Task instructions :: Reproduce, please, the span of lines beginning at the line with "Rebuild this chart" and ending at the line with "from bokeh.resources import INLINE", inclusive, minus any pictures.

** START OF Records provided **

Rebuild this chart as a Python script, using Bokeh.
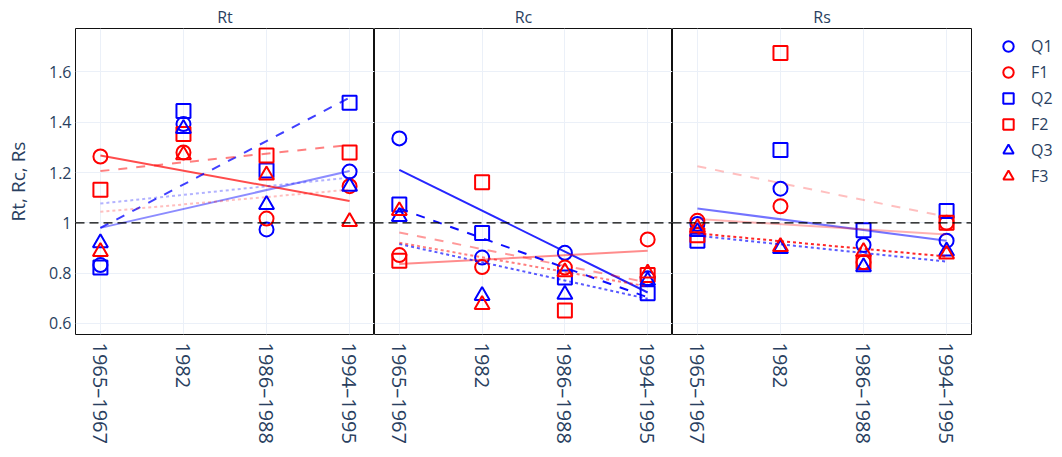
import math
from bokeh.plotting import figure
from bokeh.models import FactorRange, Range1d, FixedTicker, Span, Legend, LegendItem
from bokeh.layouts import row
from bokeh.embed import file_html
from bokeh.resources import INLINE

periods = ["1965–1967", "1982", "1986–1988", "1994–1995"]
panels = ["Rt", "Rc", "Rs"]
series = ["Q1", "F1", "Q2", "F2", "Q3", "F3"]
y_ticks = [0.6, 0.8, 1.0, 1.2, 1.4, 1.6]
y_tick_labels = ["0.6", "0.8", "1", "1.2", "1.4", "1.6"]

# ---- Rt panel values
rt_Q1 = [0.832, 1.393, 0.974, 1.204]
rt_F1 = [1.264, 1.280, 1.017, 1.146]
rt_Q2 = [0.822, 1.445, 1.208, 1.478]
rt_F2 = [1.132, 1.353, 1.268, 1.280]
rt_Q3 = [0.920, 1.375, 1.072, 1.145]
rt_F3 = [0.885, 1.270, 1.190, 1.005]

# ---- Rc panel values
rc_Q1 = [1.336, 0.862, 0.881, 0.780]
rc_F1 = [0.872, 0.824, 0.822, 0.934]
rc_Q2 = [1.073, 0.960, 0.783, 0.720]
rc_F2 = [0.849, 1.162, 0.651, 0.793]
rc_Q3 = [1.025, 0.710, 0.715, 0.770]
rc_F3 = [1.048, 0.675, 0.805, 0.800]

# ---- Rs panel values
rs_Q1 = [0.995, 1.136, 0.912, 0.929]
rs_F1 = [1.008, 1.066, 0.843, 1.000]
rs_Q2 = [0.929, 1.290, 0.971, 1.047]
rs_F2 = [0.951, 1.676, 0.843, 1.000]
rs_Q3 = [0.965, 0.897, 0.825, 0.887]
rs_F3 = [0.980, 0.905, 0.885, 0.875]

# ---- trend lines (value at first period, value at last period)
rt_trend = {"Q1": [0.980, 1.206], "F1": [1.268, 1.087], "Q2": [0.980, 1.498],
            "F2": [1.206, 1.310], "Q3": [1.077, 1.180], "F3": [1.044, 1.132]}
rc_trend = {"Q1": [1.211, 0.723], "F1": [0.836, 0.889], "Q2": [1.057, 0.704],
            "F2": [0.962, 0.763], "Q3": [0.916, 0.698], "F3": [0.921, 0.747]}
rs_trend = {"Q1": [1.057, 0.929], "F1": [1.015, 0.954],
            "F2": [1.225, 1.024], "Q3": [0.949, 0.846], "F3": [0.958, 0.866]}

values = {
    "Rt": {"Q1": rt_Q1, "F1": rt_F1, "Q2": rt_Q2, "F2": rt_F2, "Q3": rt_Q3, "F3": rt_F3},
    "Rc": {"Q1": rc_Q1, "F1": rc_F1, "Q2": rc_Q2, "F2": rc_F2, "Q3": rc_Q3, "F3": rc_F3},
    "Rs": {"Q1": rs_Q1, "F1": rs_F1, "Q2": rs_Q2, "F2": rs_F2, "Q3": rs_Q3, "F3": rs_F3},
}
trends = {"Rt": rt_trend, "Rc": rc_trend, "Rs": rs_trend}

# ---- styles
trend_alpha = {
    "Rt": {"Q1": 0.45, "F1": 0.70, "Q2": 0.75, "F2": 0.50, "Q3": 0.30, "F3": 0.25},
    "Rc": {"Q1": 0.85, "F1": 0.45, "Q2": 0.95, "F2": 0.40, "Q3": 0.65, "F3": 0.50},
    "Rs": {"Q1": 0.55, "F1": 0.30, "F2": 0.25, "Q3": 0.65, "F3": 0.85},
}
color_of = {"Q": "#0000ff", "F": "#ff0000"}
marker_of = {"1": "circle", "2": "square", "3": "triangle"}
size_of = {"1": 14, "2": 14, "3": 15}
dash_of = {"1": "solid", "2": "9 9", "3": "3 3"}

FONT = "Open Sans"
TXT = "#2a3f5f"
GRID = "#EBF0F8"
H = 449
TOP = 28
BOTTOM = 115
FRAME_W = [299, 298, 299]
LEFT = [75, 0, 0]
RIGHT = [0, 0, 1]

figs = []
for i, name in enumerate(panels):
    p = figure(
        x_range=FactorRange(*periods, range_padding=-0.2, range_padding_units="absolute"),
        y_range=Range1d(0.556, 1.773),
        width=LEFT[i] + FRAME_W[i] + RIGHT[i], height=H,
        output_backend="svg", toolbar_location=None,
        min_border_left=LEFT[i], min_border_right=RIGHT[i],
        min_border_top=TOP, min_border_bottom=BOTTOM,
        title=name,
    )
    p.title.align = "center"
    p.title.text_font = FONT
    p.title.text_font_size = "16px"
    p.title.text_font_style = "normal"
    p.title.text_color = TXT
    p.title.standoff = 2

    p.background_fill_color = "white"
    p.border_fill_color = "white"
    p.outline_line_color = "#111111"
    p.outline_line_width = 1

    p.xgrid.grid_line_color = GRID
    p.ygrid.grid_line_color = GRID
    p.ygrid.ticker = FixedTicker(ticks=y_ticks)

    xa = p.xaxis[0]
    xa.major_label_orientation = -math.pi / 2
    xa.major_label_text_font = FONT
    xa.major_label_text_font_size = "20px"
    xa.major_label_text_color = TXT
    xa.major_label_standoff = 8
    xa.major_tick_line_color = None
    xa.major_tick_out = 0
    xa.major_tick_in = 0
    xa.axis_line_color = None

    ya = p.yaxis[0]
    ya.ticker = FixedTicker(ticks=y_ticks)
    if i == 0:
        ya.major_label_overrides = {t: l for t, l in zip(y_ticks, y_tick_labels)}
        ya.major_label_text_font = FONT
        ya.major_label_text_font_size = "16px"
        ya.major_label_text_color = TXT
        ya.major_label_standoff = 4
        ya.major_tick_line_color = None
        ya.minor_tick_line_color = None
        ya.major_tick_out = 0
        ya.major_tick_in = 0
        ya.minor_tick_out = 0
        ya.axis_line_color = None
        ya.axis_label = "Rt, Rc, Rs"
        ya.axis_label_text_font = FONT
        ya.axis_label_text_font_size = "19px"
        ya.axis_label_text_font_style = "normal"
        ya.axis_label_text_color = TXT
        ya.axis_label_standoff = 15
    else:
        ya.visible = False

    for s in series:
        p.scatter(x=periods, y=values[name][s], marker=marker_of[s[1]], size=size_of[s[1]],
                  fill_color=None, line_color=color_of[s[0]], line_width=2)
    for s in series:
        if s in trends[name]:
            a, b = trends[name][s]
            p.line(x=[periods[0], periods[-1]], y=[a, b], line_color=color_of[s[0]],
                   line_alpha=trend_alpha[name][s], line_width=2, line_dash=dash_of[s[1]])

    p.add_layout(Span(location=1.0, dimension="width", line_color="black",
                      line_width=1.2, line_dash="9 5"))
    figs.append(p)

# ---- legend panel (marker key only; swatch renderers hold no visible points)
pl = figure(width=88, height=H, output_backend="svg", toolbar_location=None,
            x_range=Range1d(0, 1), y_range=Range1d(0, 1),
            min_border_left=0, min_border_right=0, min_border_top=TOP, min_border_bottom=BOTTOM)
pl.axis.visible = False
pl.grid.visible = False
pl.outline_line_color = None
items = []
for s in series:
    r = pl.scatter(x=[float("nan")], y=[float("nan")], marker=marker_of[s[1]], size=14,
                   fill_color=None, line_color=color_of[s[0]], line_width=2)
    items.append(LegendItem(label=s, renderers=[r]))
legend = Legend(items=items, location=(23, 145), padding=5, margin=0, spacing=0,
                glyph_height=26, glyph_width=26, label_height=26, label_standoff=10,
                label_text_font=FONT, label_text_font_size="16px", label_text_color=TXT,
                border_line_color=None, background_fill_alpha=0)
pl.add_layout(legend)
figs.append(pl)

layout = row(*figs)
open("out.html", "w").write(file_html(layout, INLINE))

** END OF Records provided **
** START OF Records provided **

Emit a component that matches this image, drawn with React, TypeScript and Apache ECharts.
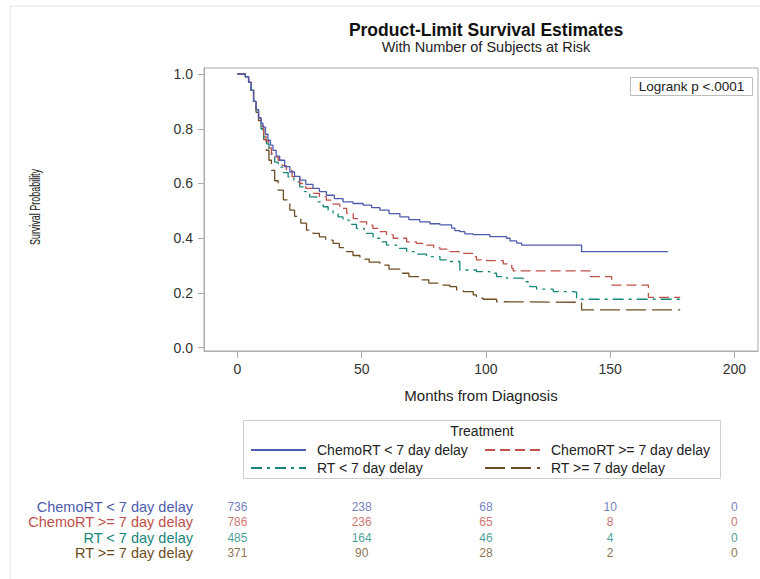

** END OF Records provided **

The response ::
Rebuild this chart as a Python script, using Bokeh.
import math
from bokeh.plotting import figure
from bokeh.models import FactorRange, Range1d, FixedTicker, Span, Legend, LegendItem
from bokeh.layouts import row
from bokeh.embed import file_html
from bokeh.resources import INLINE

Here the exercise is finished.